- [EXERCISE DETAILS]
Drop every picture. Then return, exactly, the lines from the beginning of the listing below through the one containing "-- ([yshift=-#2pt]#1.north west)".

--- DATASET EXCERPT ---

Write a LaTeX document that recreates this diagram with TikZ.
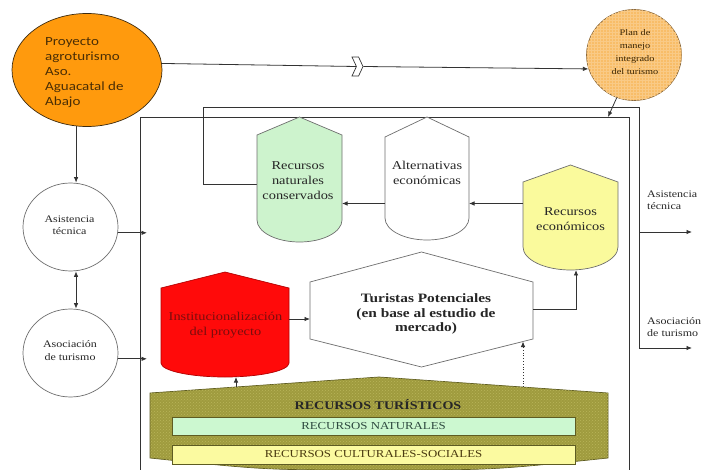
\documentclass[tikz,border=0pt]{standalone}
\usepackage{fontspec}
\setmainfont[FakeStretch=1.2]{Liberation Serif}
\newfontfamily\calibrifont[FakeStretch=1.2]{Carlito}
\usetikzlibrary{arrows.meta,calc,shapes.geometric,shapes.symbols,patterns}

\definecolor{orangefill}{HTML}{FF9A0D}
\definecolor{orangeline}{HTML}{3D2B10}
\definecolor{orangetext}{HTML}{4A2E05}
\definecolor{planfill}{HTML}{F8BD68}
\definecolor{planline}{HTML}{8A6A40}
\definecolor{plantext}{HTML}{3A2400}
\definecolor{greenfill}{HTML}{CDF3CD}
\definecolor{yellowfill}{HTML}{FAFA9C}
\definecolor{redfill}{HTML}{FF0A0A}
\definecolor{redline}{HTML}{B00000}
\definecolor{redtext}{HTML}{7A0D0D}
\definecolor{olivefill}{HTML}{9F9B3E}
\definecolor{olivedots}{HTML}{B9B55A}
\definecolor{oliveline}{HTML}{5E5C22}
\definecolor{natfill}{HTML}{CCF8D0}
\definecolor{nattext}{HTML}{2E4A40}
\definecolor{culfill}{HTML}{FBFAA0}
\definecolor{cultext}{HTML}{4A3A10}
\definecolor{shapeline}{HTML}{6E6E6E}
\definecolor{linegray}{HTML}{333333}
\definecolor{textdark}{HTML}{262626}

% tank outline: pointed roof, straight sides, rounded bottom
% #1 node, #2 roof drop, #3 bottom bulge
\newcommand\tankpath[3]{(#1.north) -- ([yshift=-#2pt]#1.north east)
  -- ([yshift=#3pt]#1.south east)
  .. controls ([yshift=0.45*#3pt]#1.south east) and ($(#1.south)!0.55!(#1.south east)$)
  .. (#1.south)
  .. controls ($(#1.south)!0.55!(#1.south west)$) and ([yshift=0.45*#3pt]#1.south west)
  .. ([yshift=#3pt]#1.south west)
  -- ([yshift=-#2pt]#1.north west) -- cycle}

\begin{document}
\begin{tikzpicture}[x=1pt,y=-1pt,
  box/.style={draw=none,inner sep=0pt,outer sep=0pt},
  tip/.style={-{Latex[length=5.5pt,width=4.5pt]}},
  wire/.style={draw=linegray,line width=0.8pt},
  conn/.style={wire,tip},
  lbl/.style={inner sep=0pt,align=center,text=textdark,font=\fontsize{12}{15}\selectfont},
  small/.style={inner sep=0pt,text=textdark,font=\fontsize{10}{12.3}\selectfont},
  outline/.style={draw=shapeline,line width=0.7pt}]
\useasboundingbox (0,0) rectangle (701,470);
\clip (0,0) rectangle (701,470);

% inner frame
\node[draw=linegray,line width=0.9pt,inner sep=0pt,outer sep=0pt,
  minimum width=489pt,minimum height=363pt,anchor=north west] (frame) at (140,117) {};

% named points used by connectors
\coordinate (loopL) at (203,107);
\coordinate (loopR) at (639,107);
\coordinate (outA) at (692,232);
\coordinate (outB) at (692,348);
\coordinate (planin) at (608,117);
\coordinate (inL) at (147,0);
\coordinate (rowA) at (0,203.5);
\coordinate (rowB) at (0,319);
\coordinate (oliveA) at (236,387);
\coordinate (oliveB) at (523,387);
\coordinate (turB) at (523,341.5);

% top entities
\node[ellipse,draw=orangeline,line width=0.7pt,fill=orangefill,inner sep=0pt,
  minimum width=150pt,minimum height=113pt] (orange) at (87,70) {};
\node[inner sep=0pt,anchor=west,align=left,text=orangetext,
  font=\calibrifont\fontsize{12.5}{14.8}\selectfont] (orangeText) at (45,72.5)
  {Proyecto\\agroturismo\\Aso.\\Aguacatal de\\Abajo};

\node[ellipse,draw=planline,line width=0.7pt,fill=planfill,inner sep=0pt,
  minimum width=95pt,minimum height=91pt,
  postaction={pattern=grid,pattern color=planfill!80!white}] (plan) at (634,55) {};
\node[inner sep=0pt,align=center,text=plantext,
  font=\fontsize{8.6}{12.9}\selectfont] (planText) at (635,52)
  {Plan de\\manejo\\integrado\\del turismo};

\node[signal,signal from=west,signal to=east,signal pointer angle=130,
  draw=linegray,line width=0.7pt,fill=white,inner sep=0pt,
  minimum width=11pt,minimum height=19pt] (brk) at (357.5,66.5) {};

% side circles
\node[ellipse,draw=shapeline,line width=0.7pt,fill=white,inner sep=0pt,
  minimum width=95pt,minimum height=88pt] (asis) at (70.5,227) {};
\node[small,align=center] (asisText) at (69.5,225) {Asistencia\\técnica};
\node[ellipse,draw=shapeline,line width=0.7pt,fill=white,inner sep=0pt,
  minimum width=95pt,minimum height=88pt] (asoc) at (70.5,353) {};
\node[small,align=center] (asocText) at (70,350.5) {Asociación\\de turismo};

% outputs on the right
\node[small,align=left,anchor=west] (outAText) at (647,200.5) {Asistencia\\técnica};
\node[small,align=left,anchor=west] (outBText) at (647,327) {Asociación\\de turismo};

% shape boxes
\node[box,minimum width=85pt,minimum height=125pt] (green) at (299.5,179.5) {};
\node[box,minimum width=84pt,minimum height=123pt] (alt) at (427,178.5) {};
\node[box,minimum width=95pt,minimum height=105pt] (econ) at (570.5,217.5) {};
\node[box,minimum width=128pt,minimum height=105pt] (red) at (225,324.5) {};
\node[box,minimum width=223pt,minimum height=115pt] (tur) at (421.5,309.5) {};
\node[box,minimum width=458pt,minimum height=93pt] (olive) at (379,423.5) {};

% loop from the conserved resources round the frame to the outputs
\draw[conn] ([yshift=-4.5pt]green.west) -| (loopL) -- (loopR) |- (outB);

% shape outlines
\path[outline,fill=greenfill] \tankpath{green}{18}{22};
\path[outline,fill=white] \tankpath{alt}{20}{22};
\path[outline,fill=yellowfill] \tankpath{econ}{17}{23};
\path[draw=redline,line width=0.7pt,fill=redfill] \tankpath{red}{16}{14};
\path[outline,fill=white] (tur.north) -- ([yshift=-30pt]tur.north east)
  -- ([yshift=28pt]tur.south east) -- (tur.south)
  -- ([yshift=28pt]tur.south west) -- ([yshift=-30pt]tur.north west) -- cycle;
\path[draw=oliveline,line width=0.7pt,fill=olivefill,
  postaction={pattern=crosshatch dots,pattern color=olivedots}]
  ([yshift=-16pt]olive.north west) -- (olive.north) -- ([yshift=-16pt]olive.north east)
  -- ([yshift=12pt]olive.south east)
  .. controls ($(olive.south)!0.5!(olive.south east)$) .. (olive.south)
  .. controls ($(olive.south)!0.5!(olive.south west)$) .. ([yshift=12pt]olive.south west)
  -- cycle;

% labels inside shapes
\node[lbl] (greenText) at (298,181) {Recursos\\naturales\\conservados};
\node[lbl] (altText) at (427,173) {Alternativas\\económicas};
\node[lbl] (econText) at (570.5,219) {Recursos\\económicos};
\node[lbl,text=redtext] (redText) at (225.5,325.5) {Institucionalización\\del proyecto};
\node[lbl,font=\bfseries\fontsize{12.8}{14.2}\selectfont] (turText) at (426,314)
  {Turistas Potenciales\\(en base al estudio de\\mercado)};
\node[inner sep=0pt,text=black!85,font=\bfseries\fontsize{11.7}{14}\selectfont]
  (oliveText) at (378,405) {RECURSOS TURÍSTICOS};
\node[draw=oliveline,line width=0.6pt,fill=natfill,inner sep=0pt,text=nattext,
  font=\fontsize{10.7}{12}\selectfont,minimum width=403pt,minimum height=18pt]
  (nat) at (373.5,426) {RECURSOS NATURALES};
\node[draw=oliveline,line width=0.6pt,fill=culfill,inner sep=0pt,text=cultext,
  font=\fontsize{10.7}{12}\selectfont,minimum width=403pt,minimum height=19pt]
  (cul) at (373.5,454.5) {RECURSOS CULTURALES-SOCIALES};

% connectors
\draw[wire] (orange.5) -- (brk.west);
\draw[conn] (brk.east) -- (plan.197);
\draw[conn] (plan.-112) -- (planin);
\draw[conn] (orange.-101) -- (orange.-101 |- asis.north);
\draw[wire,{Latex[length=5.5pt,width=4.5pt]}-{Latex[length=5.5pt,width=4.5pt]}]
  ([xshift=5.5pt]asis.south) -- ([xshift=5.5pt]asoc.north);
\draw[conn] (asis.-7) -- (asis.-7 -| inL);
\draw[conn] (asoc.-7) -- (asoc.-7 -| inL);
\draw[conn] (loopR |- outA) -- (outA);
\draw[conn] (econ.west |- rowA) -- (alt.east |- rowA);
\draw[conn] (alt.west |- rowA) -- (green.east |- rowA);
\draw[conn] (red.east |- rowB) -- (tur.west |- rowB);
\draw[conn] (tur.east) -| ([xshift=5.5pt]econ.south);
\draw[conn] (oliveA) -- (oliveA |- red.south);
\draw[conn,dotted] (oliveB) -- (turB);
\end{tikzpicture}
\end{document}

---

- [THE SOLUTION]
Write a LaTeX document that recreates this diagram with TikZ.
\documentclass[tikz,border=0pt]{standalone}
\usepackage{fontspec}
\setmainfont[FakeStretch=1.2]{Liberation Serif}
\newfontfamily\calibrifont[FakeStretch=1.2]{Carlito}
\usetikzlibrary{arrows.meta,calc,shapes.geometric,shapes.symbols,patterns}

\definecolor{orangefill}{HTML}{FF9A0D}
\definecolor{orangeline}{HTML}{3D2B10}
\definecolor{orangetext}{HTML}{4A2E05}
\definecolor{planfill}{HTML}{F8BD68}
\definecolor{planline}{HTML}{8A6A40}
\definecolor{plantext}{HTML}{3A2400}
\definecolor{greenfill}{HTML}{CDF3CD}
\definecolor{yellowfill}{HTML}{FAFA9C}
\definecolor{redfill}{HTML}{FF0A0A}
\definecolor{redline}{HTML}{B00000}
\definecolor{redtext}{HTML}{7A0D0D}
\definecolor{olivefill}{HTML}{9F9B3E}
\definecolor{olivedots}{HTML}{B9B55A}
\definecolor{oliveline}{HTML}{5E5C22}
\definecolor{natfill}{HTML}{CCF8D0}
\definecolor{nattext}{HTML}{2E4A40}
\definecolor{culfill}{HTML}{FBFAA0}
\definecolor{cultext}{HTML}{4A3A10}
\definecolor{shapeline}{HTML}{6E6E6E}
\definecolor{linegray}{HTML}{333333}
\definecolor{textdark}{HTML}{262626}

% tank outline: pointed roof, straight sides, rounded bottom
% #1 node, #2 roof drop, #3 bottom bulge
\newcommand\tankpath[3]{(#1.north) -- ([yshift=-#2pt]#1.north east)
  -- ([yshift=#3pt]#1.south east)
  .. controls ([yshift=0.45*#3pt]#1.south east) and ($(#1.south)!0.55!(#1.south east)$)
  .. (#1.south)
  .. controls ($(#1.south)!0.55!(#1.south west)$) and ([yshift=0.45*#3pt]#1.south west)
  .. ([yshift=#3pt]#1.south west)
  -- ([yshift=-#2pt]#1.north west) -- cycle}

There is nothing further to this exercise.